Some pronouns take their gender using the same convention. The third person neuter singular pronoun “zi” can become “zio” or “zia” to mean “he” or “she”. In single letter form this becomes “zo” and “za”. Plural gendered constructions are also possible. A body of males could be referred to as “zoz”. “Ze” will most probably be used instead of “zi”. 
A number of non-noun words end in -o or -a. These include “ya”, “no”, “sa” and “so”, meaning “yes”, “no”, “this/here” and “that yonder”.

A simpler approach may be to gender nouns with -zoand-zawhich agrees with the system proposed for gendered agent nouns and maintains the option for neutral words ending in -o or -a. Non-agent nouns can be gendered by using “zo” and “za” as prefixes.
Possession.
The use of the apostrophe, particularly for possession, is something that seems to baffle many native English speakers. A basic guideline is that if a word is both plural and ending in -s put an apostrophe at the end. If it is not both plural and ending in -s then add -’s. Children is plural but does not end in -s so becomes “children’s”. Not that difficult! Of course, English being the eccentric language it is there are oddities. Possessive pronouns such as “mine”, “yours”, “his”, “hers” and “whose” don’t take apostrophes, but “one’s” does.  

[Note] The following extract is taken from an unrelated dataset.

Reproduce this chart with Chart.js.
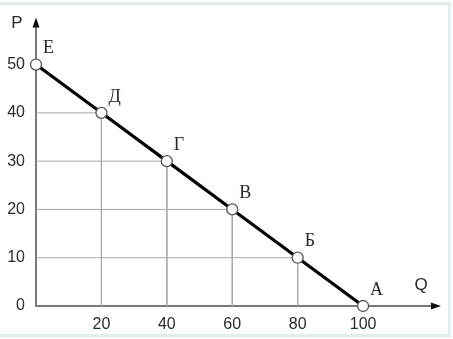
<!DOCTYPE html>
<html>
<head>
<meta charset="utf-8">
<script src="https://cdn.jsdelivr.net/npm/chart.js@4/dist/chart.umd.min.js"></script>
<style>
    html, body { margin: 0; padding: 0; background: #fff; }
    #wrap { position: relative; width: 453px; height: 339px; }
</style>
</head>
<body>
<div id="wrap"><canvas id="demand-chart"></canvas></div>
<script>
// demand schedule points
const pointNames = ['Е', 'Д', 'Г', 'В', 'Б', 'А'];
const quantities = [0, 20, 40, 60, 80, 100];
const prices = [50, 40, 30, 20, 10, 0];
const qTicks = [20, 40, 60, 80, 100];
const pTicks = [0, 10, 20, 30, 40, 50];

const axisColor = '#7a7a7a';
const gridColor = '#a8a8a8';
const textColor = '#2a2a2a';

let datasets = [
    {
        label: 'demand',
        data: quantities.map((q, i) => ({ x: q, y: prices[i] })),
        showLine: true,
        borderColor: '#000000',
        borderWidth: 3.2,
        pointRadius: 5.5,
        pointBackgroundColor: '#ffffff',
        pointBorderColor: '#555555',
        pointBorderWidth: 1.3,
        clip: false,
        order: 0
    }
];

// drop lines from each point to both axes
for (let i = 0; i < quantities.length; i++) {
    if (quantities[i] == 0 || prices[i] == 0) {
        continue;
    }
    datasets.push({
        label: 'guide ' + pointNames[i],
        data: [
            { x: 0, y: prices[i] },
            { x: quantities[i], y: prices[i] },
            { x: quantities[i], y: 0 }
        ],
        showLine: true,
        borderColor: gridColor,
        borderWidth: 1,
        pointRadius: 0,
        order: 1
    });
}

const decorPlugin = {
    id: 'decor',
    afterDatasetsDraw: function (chart) {
        const ctx = chart.ctx;
        const area = chart.chartArea;
        ctx.save();

        // arrow heads
        ctx.fillStyle = '#111111';
        ctx.beginPath();
        ctx.moveTo(area.left, area.top - 3);
        ctx.lineTo(area.left - 3.5, area.top + 7);
        ctx.lineTo(area.left + 3.5, area.top + 7);
        ctx.closePath();
        ctx.fill();
        ctx.beginPath();
        ctx.moveTo(area.right + 3, area.bottom);
        ctx.lineTo(area.right - 7, area.bottom - 3.5);
        ctx.lineTo(area.right - 7, area.bottom + 3.5);
        ctx.closePath();
        ctx.fill();

        // axis names
        ctx.fillStyle = textColor;
        ctx.font = '17px "Liberation Sans", Arial, sans-serif';
        ctx.textAlign = 'center';
        ctx.textBaseline = 'middle';
        ctx.fillText('P', 17, 23);
        ctx.fillText('Q', 421, 285);

        // point letters
        const meta = chart.getDatasetMeta(0);
        ctx.font = '18px "Liberation Serif", "DejaVu Serif", serif';
        ctx.textAlign = 'left';
        ctx.textBaseline = 'middle';
        meta.data.forEach((pt, i) => {
            ctx.fillText(pointNames[i], pt.x + 7, pt.y - 16);
        });

        // light frame round the picture
        ctx.strokeStyle = '#e2edf1';
        ctx.lineWidth = 3;
        ctx.strokeRect(-3, 3.5, 452.5, 332);
        ctx.restore();
    }
};

new Chart(document.getElementById('demand-chart'), {
    type: 'scatter',
    data: { datasets: datasets },
    options: {
        responsive: true,
        maintainAspectRatio: false,
        animation: false,
        layout: {
            padding: { left: 0, top: 15, right: 15, bottom: 0 }
        },
        plugins: {
            legend: { display: false },
            tooltip: { enabled: false }
        },
        scales: {
            x: {
                type: 'linear',
                min: 0,
                max: 122.9,
                afterBuildTicks: function (scale) {
                    scale.ticks = qTicks.map(v => ({ value: v }));
                },
                afterFit: function (scale) {
                    scale.height = 33;
                },
                grid: { display: false, drawTicks: false },
                border: { display: true, color: axisColor, width: 2 },
                ticks: {
                    padding: 9,
                    color: textColor,
                    font: { family: '"Liberation Sans", Arial, sans-serif', size: 16 },
                    maxRotation: 0
                }
            },
            y: {
                type: 'linear',
                min: 0,
                max: 59.1,
                afterBuildTicks: function (scale) {
                    scale.ticks = pTicks.map(v => ({ value: v }));
                },
                afterFit: function (scale) {
                    scale.width = 36;
                },
                grid: { display: false, drawTicks: false },
                border: { display: true, color: axisColor, width: 2 },
                ticks: {
                    padding: 11,
                    color: textColor,
                    font: { family: '"Liberation Sans", Arial, sans-serif', size: 16 }
                }
            }
        }
    },
    plugins: [decorPlugin]
});
</script>
</body>
</html>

There is no possessive apostrophe in Diinlang. In Diinlang there are several ways to indicate possession. One is the “_ of xxx” construction used in many European languages. The Diinlang word for “of” or “from” is “di” which can be represented by the single letter “d”. Incidentally, rather than saying “a play by Shakespeare” in Diinlang the construction would translate as “ a play from Shakespeare” so use “d” or “di”.
Possession can also be indicated by using the noun or pronoun as an adjective. “John’s book” and “his book” translates as “John book” and “he book”. Since this is a noun phrase this construction will often have an article before the noun or pronoun, for example “the John book” or “those John books”.
Sometimes there is a need to emphasise possession. In English you might say “Dean and myself got beers. I held his”. To an English speaker it is obvious that it is Dean’s beer that I was holding. In Diinlang “his” is usually replaced by “zio”. Such a sentence could be translated as “I held him”. When the possessive nature of a noun or pronoun needs emphasis the marker “vo” is placed after it. “I held his” would be correctly written “mi held zio vo” or “m held zo vo”.